Many people in the Tampa area will decide to create a revocable living trust in oder to protect their property for themselves and their heirs. While they do involve some upfront costs, revocable living trusts have a lot of important benefits.
One selling point is that revocable living trusts can help keep a Floridian’s estate out of probate. Speaking generally, probate is the process of transferring a deceased person’s property. The courts oversee the process to some extent.
If a Tampa resident decides to create a revocable trust, Step One is to make sure that a revocable living trust is indeed a good option under their unique set of circumstances. If so, the person must make sure the trust is drafted correctly. Often, people will rely on an experienced estate planning attorney to prepare the necessary documents.
Once a person has a trust set up, they must not forget Step Two. They must remember to fund their trust by making the trust the legal owner or beneficiary of their property.
If a person skips this critical step or goes about it haphazardly, the revocable trust may not meet its intended goal. In the worst case, the trust and the failure to fund it correctly can create a worse legal mess than had there been no trust or will in the first place.
Funding a revocable trust is not always an easy process
Putting one’s property into the name of their new revocable living trust is not always an easy process. Doing so is rarely just a matter of declaring that the property belongs to the trust.
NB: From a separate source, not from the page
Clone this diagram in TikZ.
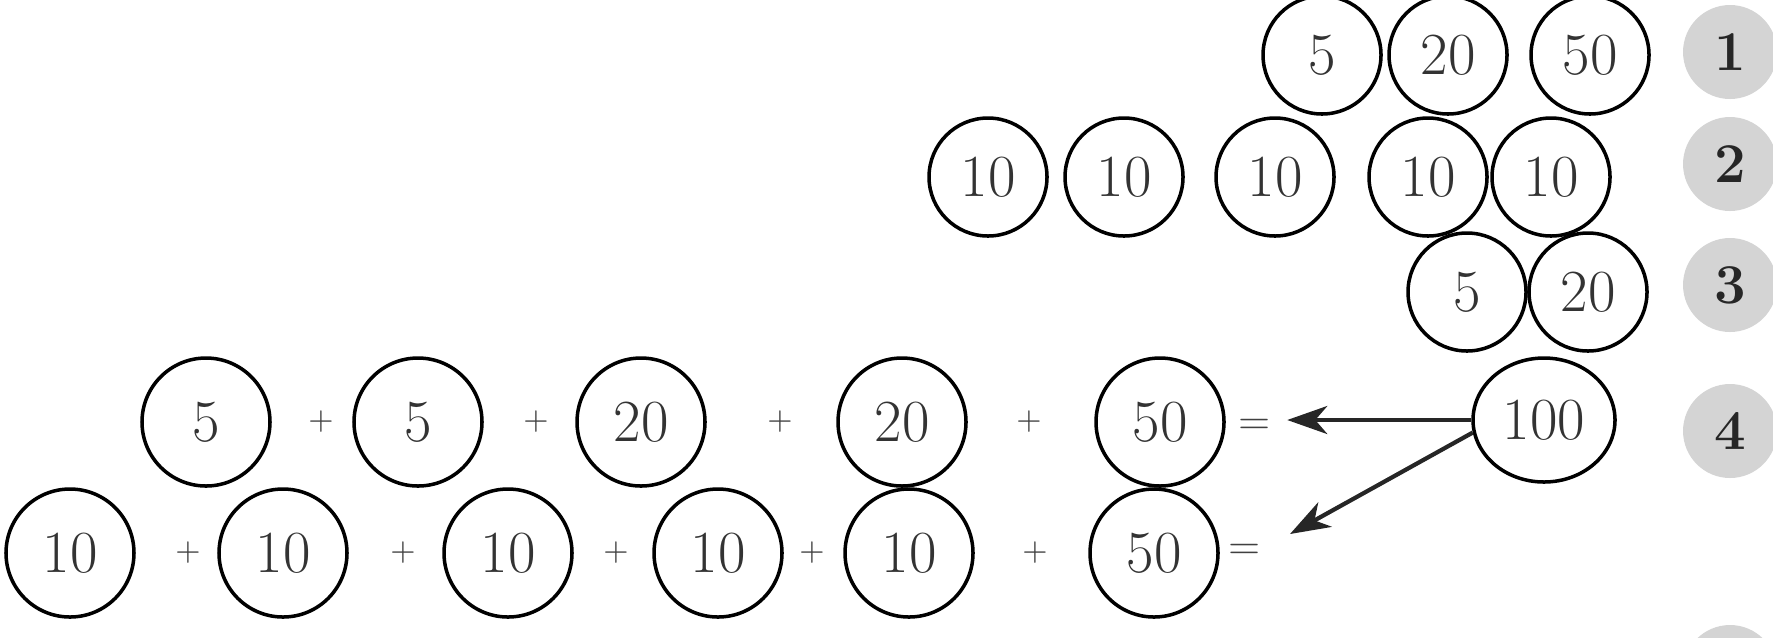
\documentclass[tikz,border=0pt]{standalone}
\usepackage{tikz}
\usetikzlibrary{positioning,arrows.meta,shapes.geometric}

\begin{document}
\begin{tikzpicture}[
  coin/.style={
    draw, circle, line width=1pt,
    minimum size=1.18cm,
    inner sep=0pt,  % size is fixed, text sits in the middle
    font=\fontsize{17}{20}\selectfont, text=black!80
  },
  bigcoin/.style={coin, minimum size=1.28cm},
  widecoin/.style={coin, ellipse, minimum width=1.42cm, minimum height=1.24cm},
  badge/.style={circle, fill=black!17, minimum size=0.94cm, inner sep=0pt,
    font=\bfseries\fontsize{16}{18}\selectfont, text=black!85},
  op/.style={font=\fontsize{9}{10}\selectfont, text=black!75, inner sep=0pt},
  eqsign/.style={op, font=\fontsize{12}{14}\selectfont},
  pay/.style={-{Stealth[length=4mm,width=2.8mm,inset=1.2mm]}, line width=1.2pt, black!85}
]
\useasboundingbox (0,0) rectangle (17.73,-6.37);
\clip (0,0) rectangle (17.73,-6.37);

% --- step badges ---
\foreach \n/\y in {1/0.52, 2/1.64, 3/2.85, 4/4.31} {
  \node[badge] (badge\n) at (17.30,-\y) {\n};
}
\node[badge] (badge5) at (17.30,-6.72) {};

% --- row 1 ---
\foreach \v/\x [count=\i] in {5/13.22, 20/14.48, 50/15.90} {
  \node[coin] (a\i) at (\x,-0.55) {\v};
}

% --- row 2 ---
\foreach \x [count=\i] in {9.88, 11.24, 12.75, 14.28, 15.51} {
  \node[coin] (b\i) at (\x,-1.77) {10};
}

% --- row 3 ---
\foreach \v/\x [count=\i] in {5/14.67, 20/15.88} {
  \node[coin] (c\i) at (\x,-2.92) {\v};
}

% --- row 4 ---
\node[widecoin] (hundred) at (15.44,-4.20) {100};

% --- first sum ---
\foreach \v/\x [count=\i] in {5/2.06, 5/4.18, 20/6.41, 20/9.02, 50/11.60} {
  \node[bigcoin] (p\i) at (\x,-4.22) {\v};
}
\foreach \x [count=\i] in {3.21, 5.36, 7.80, 10.29} {
  \node[op] (pplus\i) at (\x,-4.22) {+};
}
\node[eqsign] (peq) at (12.55,-4.27) {=};

% --- second sum ---
\foreach \v/\x [count=\i] in {10/0.70, 10/2.83, 10/5.08, 10/7.18, 10/9.09, 50/11.54} {
  \node[bigcoin] (q\i) at (\x,-5.53) {\v};
}
\foreach \x [count=\i] in {1.88, 4.03, 6.16, 8.12, 10.35} {
  \node[op] (qplus\i) at (\x,-5.53) {+};
}
\node[eqsign] (qeq) at (12.45,-5.52) {=};

% --- change for the 100 ---
\coordinate[left=1.84cm of hundred.west] (tipa);
\coordinate (tipb) at (12.90,-5.34);
\draw[pay] (hundred.west) -- (tipa);
\draw[pay] (hundred.190) -- (tipb);
\end{tikzpicture}
\end{document}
Depending on the type of property, a person will have to take the right legal steps to transfer their assets into their revocable living trust.
To give just one example, a Floridian will need to transfer any real estate to a trust via a deed to the property.
Transferring real estate that a person uses as their residence, or homestead, can be tricky. Not drafting the deed correctly could mean the loss of important tax and other benefits.
People should fund their trusts with all their significant assets, or at least those they want in the trust, at an early opportunity. They also may consider drafting a pour-over will to make sure that any property they happen to overlook will go to the trust.